What is needed >> Starting at the first line of the data, print each line verbatim up to and including the line bearing "const annotationLeaderTo = [[6.16, 63.9], [-0.16, 19.0]];", omitting pictures.

Extracted records >>

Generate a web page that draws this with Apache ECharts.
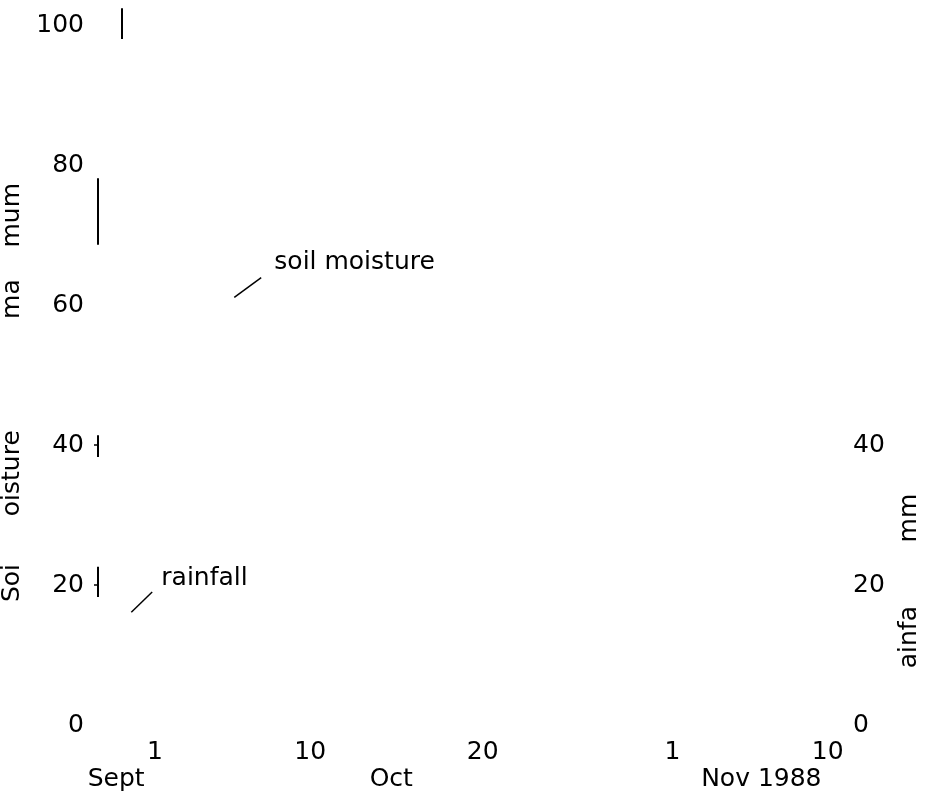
<!DOCTYPE html>
<html>
<head>
<meta charset="utf-8">
<script src="https://cdn.jsdelivr.net/npm/echarts@6/dist/echarts.min.js"></script>
<style>
  html, body { margin: 0; padding: 0; background: #ffffff; }
  #chart { width: 927px; height: 801px; }
</style>
</head>
<body>
<div id="chart"></div>
<script>
// x values: days counted from 1 September 1988 (0 = Sept 1)
const dayTickPos = [0, 9, 19, 30, 39];
const dayTickLabels = ['1', '10', '20', '1', '10'];
const monthLabelPos = [-2.25, 13.7, 35.15];
const monthLabels = ['Sept', 'Oct', 'Nov 1988'];
const moistureTicks = [0, 20, 40, 60, 80, 100];
const rainfallTicks = [0, 20, 40];
const leftTickMarks = [20, 40];
const leftAxisName = 'Soi      oisture              ma    mum';
const rightAxisName = 'ainfa        mm';

// surviving fragments of the scanned left axis line (x, soil moisture %)
const axisFragments = [
  [[-3.3, 68.6], [-3.3, 78.1]],
  [[-3.3, 38.3], [-3.3, 41.4]],
  [[-3.3, 18.3], [-3.3, 22.6]],
  [[-1.95, 98.0], [-1.95, 102.4]]
];

// series annotations
const annotationText = ['soil moisture', 'rainfall'];
const annotationLabelAt = [[6.92, 66.1], [0.37, 21.0]];
const annotationLeaderFrom = [[4.6, 61.1], [-1.37, 16.1]];
const annotationLeaderTo = [[6.16, 63.9], [-0.16, 19.0]];

const FONT = 'DejaVu Sans';
const INK = '#000000';
const X_MIN = -3.3, X_MAX = 40;

const chart = echarts.init(document.getElementById('chart'), null, { renderer: 'canvas' });

const baseX = {
  type: 'value', min: X_MIN, max: X_MAX, gridIndex: 0, position: 'bottom',
  axisLine: { show: false, onZero: false }, axisTick: { show: false }, splitLine: { show: false }
};

chart.setOption({
  animation: false,
  backgroundColor: '#ffffff',
  grid: { left: 98, right: 82, top: 25, bottom: 76, containLabel: false, outerBoundsMode: 'none' },
  xAxis: [
    Object.assign({}, baseX, {
      axisLabel: {
        customValues: dayTickPos,
        formatter: v => dayTickLabels[dayTickPos.indexOf(v)],
        margin: 15, fontSize: 25, fontFamily: FONT, color: INK
      }
    }),
    Object.assign({}, baseX, {
      offset: 27,
      axisLabel: {
        customValues: monthLabelPos,
        formatter: v => monthLabels[monthLabelPos.indexOf(v)],
        margin: 15, fontSize: 25, fontFamily: FONT, color: INK
      }
    })
  ],
  yAxis: [
    {
      type: 'value', min: 0, max: 100, interval: 20, position: 'left',
      name: leftAxisName, nameLocation: 'middle', nameRotate: 90, nameGap: 60,
      nameTextStyle: { fontSize: 25, fontFamily: FONT, color: INK, padding: [0, 35, 0, 0] },
      axisLine: { show: false, onZero: false },
      axisTick: { show: true, customValues: leftTickMarks, length: 4, lineStyle: { color: INK, width: 1.5 } },
      splitLine: { show: false },
      axisLabel: { customValues: moistureTicks, margin: 14, fontSize: 25, fontFamily: FONT, color: INK }
    },
    {
      type: 'value', min: 0, max: 100, interval: 20, position: 'right',
      name: rightAxisName, nameLocation: 'middle', nameRotate: 90, nameGap: 52,
      nameTextStyle: { fontSize: 25, fontFamily: FONT, color: INK, padding: [0, 412, 0, 0] },
      axisLine: { show: false, onZero: false }, axisTick: { show: false }, splitLine: { show: false },
      axisLabel: { customValues: rainfallTicks, margin: 8, fontSize: 25, fontFamily: FONT, color: INK }
    }
  ],
  series: [
    {
      name: 'axis fragments', type: 'lines', coordinateSystem: 'cartesian2d',
      xAxisIndex: 0, yAxisIndex: 0, clip: false, silent: true,
      lineStyle: { color: INK, width: 2, opacity: 1 },
      data: axisFragments.map(c => ({ coords: c }))
    },
    {
      name: 'leaders', type: 'lines', coordinateSystem: 'cartesian2d',
      xAxisIndex: 0, yAxisIndex: 0, clip: false, silent: true,
      lineStyle: { color: INK, width: 1.5, opacity: 1 },
      data: annotationLeaderFrom.map((p, i) => ({ coords: [p, annotationLeaderTo[i]] }))
    },
    {
      name: 'annotations', type: 'scatter', xAxisIndex: 0, yAxisIndex: 0,
      symbolSize: 0, itemStyle: { color: INK, opacity: 1 }, silent: true,
      label: {
        show: true, position: [0, 0], align: 'left', verticalAlign: 'middle',
        fontSize: 25, fontFamily: FONT, color: INK, textBorderWidth: 0, opacity: 1,
        formatter: p => annotationText[p.dataIndex]
      },
      data: annotationLabelAt.map(p => p.slice())
    }
  ]
});
</script>
</body>
</html>
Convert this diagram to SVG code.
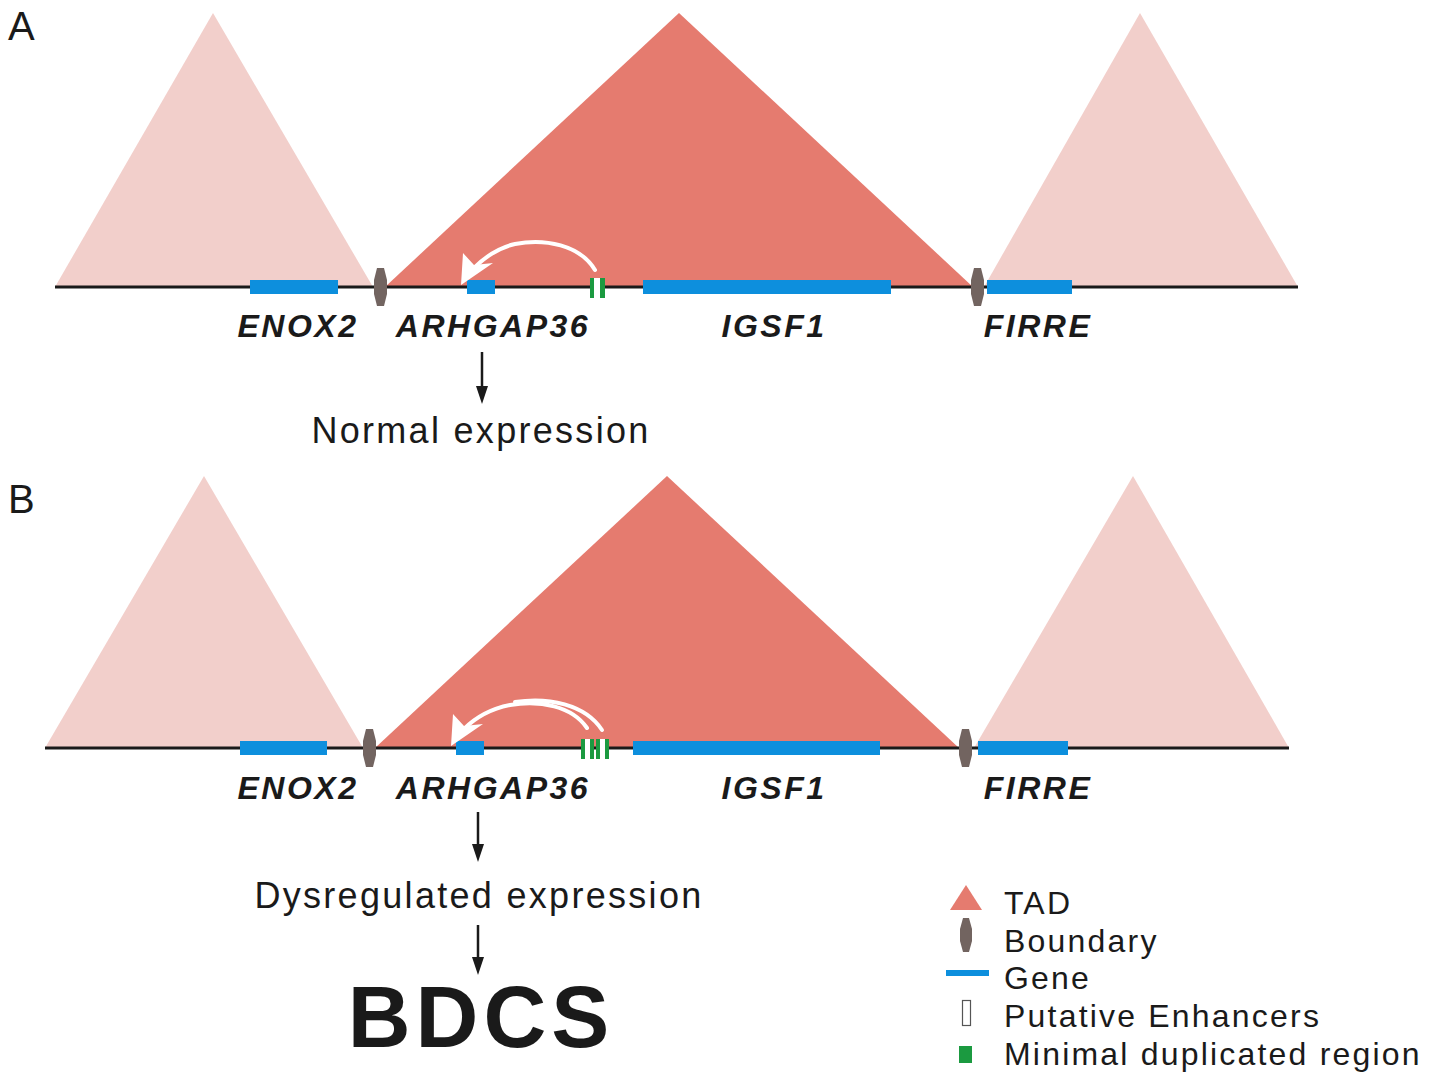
<svg xmlns="http://www.w3.org/2000/svg" width="1440" height="1074" viewBox="0 0 1440 1074">
  <style>
    .tad-side { fill: #f2cfcb; }
    .tad-main { fill: #e57b6f; }
    .chrom { stroke: #1a1a1a; stroke-width: 3; fill: none; }
    .gene { fill: #0d8fdd; }
    .mdr { fill: #1b9a40; }
    .enh { fill: #ffffff; }
    .boundary { fill: #726460; }
    .loop { stroke: #ffffff; stroke-width: 4; fill: none; stroke-linecap: round; }
    .loophead { fill: #ffffff; }
    .gname { font-family: "Liberation Sans", Arial, sans-serif; font-weight: bold; font-style: italic; font-size: 32px; letter-spacing: 2.5px; fill: #1a1a1a; text-anchor: middle; }
    .expr { font-family: "Liberation Sans", Arial, sans-serif; font-size: 36px; letter-spacing: 2.3px; fill: #1a1a1a; text-anchor: middle; }
    .panel { font-family: "Liberation Sans", Arial, sans-serif; font-size: 40px; fill: #1a1a1a; }
    .legend { font-family: "Liberation Sans", Arial, sans-serif; font-size: 32px; letter-spacing: 2.2px; fill: #1a1a1a; }
    .flow { stroke: #1a1a1a; stroke-width: 2.5; fill: none; }
    .flowhead { fill: #1a1a1a; }
  </style>

  <!-- Panel A: wild-type locus -->
  <g id="panelA">
    <text class="panel" x="8" y="40">A</text>
    <g id="A-tads">
      <polygon class="tad-side" points="55,287 213,13 373,287"/>
      <polygon class="tad-main" points="385,287 679,13 973,287"/>
      <polygon class="tad-side" points="984,287 1140,13 1298,287"/>
    </g>
    <line class="chrom" x1="55" y1="287" x2="1298" y2="287"/>
    <g id="A-boundaries">
      <polygon class="boundary" points="377,268 384,268 387,280 387,294 384,306 377,306 374,294 374,280"/>
      <polygon class="boundary" points="974,268 981,268 984,280 984,294 981,306 974,306 971,294 971,280"/>
    </g>
    <g id="A-ENOX2">
      <rect class="gene" x="250" y="280" width="88" height="14"/>
      <text class="gname" x="298" y="337">ENOX2</text>
    </g>
    <g id="A-ARHGAP36">
      <rect class="gene" x="467" y="280" width="28" height="14"/>
      <text class="gname" x="493" y="337">ARHGAP36</text>
    </g>
    <g id="A-IGSF1">
      <rect class="gene" x="643" y="280" width="248" height="14"/>
      <text class="gname" x="774" y="337">IGSF1</text>
    </g>
    <g id="A-FIRRE">
      <rect class="gene" x="987" y="280" width="85" height="14"/>
      <text class="gname" x="1038" y="337">FIRRE</text>
    </g>
    <g id="A-mdr">
      <rect class="mdr" x="590" y="278" width="15" height="20"/>
      <rect class="enh" x="594" y="278" width="6" height="20"/>
    </g>
    <g id="A-loop">
      <path class="loop" d="M595,270 C580,245 545,238 515,244 C497,248 484,258 474,268"/>
      <polygon class="loophead" points="461,285 463,253 474,265 493,263"/>
    </g>
    <g id="A-outcome">
      <line class="flow" x1="482" y1="352" x2="482" y2="388"/>
      <polygon class="flowhead" points="476,386 488,386 482,404"/>
      <text class="expr" x="481" y="443">Normal expression</text>
    </g>
  </g>

  <!-- Panel B: duplicated locus -->
  <g id="panelB">
    <text class="panel" x="8" y="513">B</text>
    <g id="B-tads">
      <polygon class="tad-side" points="45,748 204,476 363,748"/>
      <polygon class="tad-main" points="375,748 667,476 959,748"/>
      <polygon class="tad-side" points="974,748 1133,476 1289,748"/>
    </g>
    <line class="chrom" x1="45" y1="748" x2="1289" y2="748"/>
    <g id="B-boundaries">
      <polygon class="boundary" points="366,729 373,729 376,741 376,755 373,767 366,767 363,755 363,741"/>
      <polygon class="boundary" points="962,729 969,729 972,741 972,755 969,767 962,767 959,755 959,741"/>
    </g>
    <g id="B-ENOX2">
      <rect class="gene" x="240" y="741" width="87" height="14"/>
      <text class="gname" x="298" y="799">ENOX2</text>
    </g>
    <g id="B-ARHGAP36">
      <rect class="gene" x="456" y="741" width="28" height="14"/>
      <text class="gname" x="493" y="799">ARHGAP36</text>
    </g>
    <g id="B-IGSF1">
      <rect class="gene" x="633" y="741" width="247" height="14"/>
      <text class="gname" x="774" y="799">IGSF1</text>
    </g>
    <g id="B-FIRRE">
      <rect class="gene" x="978" y="741" width="90" height="14"/>
      <text class="gname" x="1038" y="799">FIRRE</text>
    </g>
    <g id="B-mdr">
      <rect class="mdr" x="581" y="739" width="13" height="20"/>
      <rect class="enh" x="585" y="739" width="5" height="20"/>
      <rect class="mdr" x="596" y="739" width="13" height="20"/>
      <rect class="enh" x="600" y="739" width="5" height="20"/>
    </g>
    <g id="B-loop">
      <path class="loop" d="M587,728 C572,706 540,700 510,705 C490,709 474,719 464,729"/>
      <path class="loop" d="M602,730 C585,704 548,697 515,702"/>
      <polygon class="loophead" points="451,746 453,714 464,726 483,724"/>
    </g>
    <g id="B-outcome">
      <line class="flow" x1="478" y1="812" x2="478" y2="846"/>
      <polygon class="flowhead" points="472,844 484,844 478,862"/>
      <text class="expr" x="479" y="908">Dysregulated expression</text>
      <line class="flow" x1="478" y1="925" x2="478" y2="959"/>
      <polygon class="flowhead" points="472,957 484,957 478,975"/>
      <text x="481" y="1047" font-family="Liberation Sans, Arial, sans-serif" font-weight="bold" font-size="87" letter-spacing="5" fill="#1a1a1a" text-anchor="middle">BDCS</text>
    </g>
  </g>

  <!-- Key -->
  <g id="legend">
    <g id="legend-tad">
      <polygon class="tad-main" points="966,885 982,910 950,910"/>
      <text class="legend" x="1004" y="914">TAD</text>
    </g>
    <g id="legend-boundary">
      <polygon class="boundary" points="963,918 969,918 972,929 972,941 969,952 963,952 960,941 960,929"/>
      <text class="legend" x="1004" y="952">Boundary</text>
    </g>
    <g id="legend-gene">
      <rect class="gene" x="946" y="970" width="43" height="6"/>
      <text class="legend" x="1004" y="989">Gene</text>
    </g>
    <g id="legend-enhancer">
      <rect x="962.5" y="1000.5" width="8" height="25" fill="#ffffff" stroke="#555555" stroke-width="1.2"/>
      <text class="legend" x="1004" y="1027">Putative Enhancers</text>
    </g>
    <g id="legend-mdr">
      <rect class="mdr" x="959" y="1046" width="13" height="17"/>
      <text class="legend" x="1004" y="1065">Minimal duplicated region</text>
    </g>
  </g>
</svg>
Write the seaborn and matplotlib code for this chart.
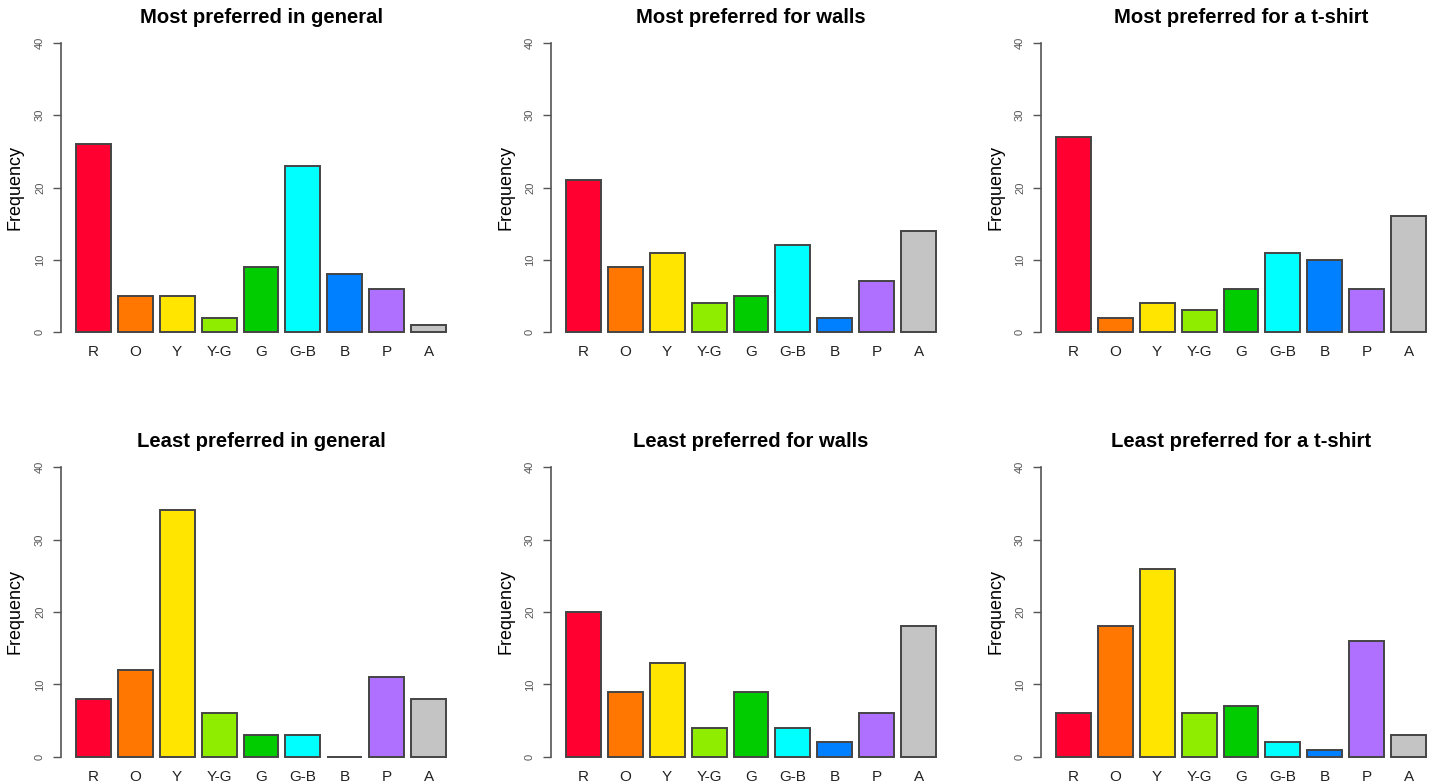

Worked solution >>
Generate a web page that draws this with Apache ECharts.
<!DOCTYPE html>
<html>
<head>
<meta charset="utf-8">
<script src="https://cdn.jsdelivr.net/npm/echarts@6/dist/echarts.min.js"></script>
<style>
  html, body { margin: 0; padding: 0; background: #ffffff; }
  #chart { width: 927px; height: 801px; }
</style>
</head>
<body>
<div id="chart"></div>
<script>
// x values: days counted from 1 September 1988 (0 = Sept 1)
const dayTickPos = [0, 9, 19, 30, 39];
const dayTickLabels = ['1', '10', '20', '1', '10'];
const monthLabelPos = [-2.25, 13.7, 35.15];
const monthLabels = ['Sept', 'Oct', 'Nov 1988'];
const moistureTicks = [0, 20, 40, 60, 80, 100];
const rainfallTicks = [0, 20, 40];
const leftTickMarks = [20, 40];
const leftAxisName = 'Soi      oisture              ma    mum';
const rightAxisName = 'ainfa        mm';

// surviving fragments of the scanned left axis line (x, soil moisture %)
const axisFragments = [
  [[-3.3, 68.6], [-3.3, 78.1]],
  [[-3.3, 38.3], [-3.3, 41.4]],
  [[-3.3, 18.3], [-3.3, 22.6]],
  [[-1.95, 98.0], [-1.95, 102.4]]
];

// series annotations
const annotationText = ['soil moisture', 'rainfall'];
const annotationLabelAt = [[6.92, 66.1], [0.37, 21.0]];
const annotationLeaderFrom = [[4.6, 61.1], [-1.37, 16.1]];
const annotationLeaderTo = [[6.16, 63.9], [-0.16, 19.0]];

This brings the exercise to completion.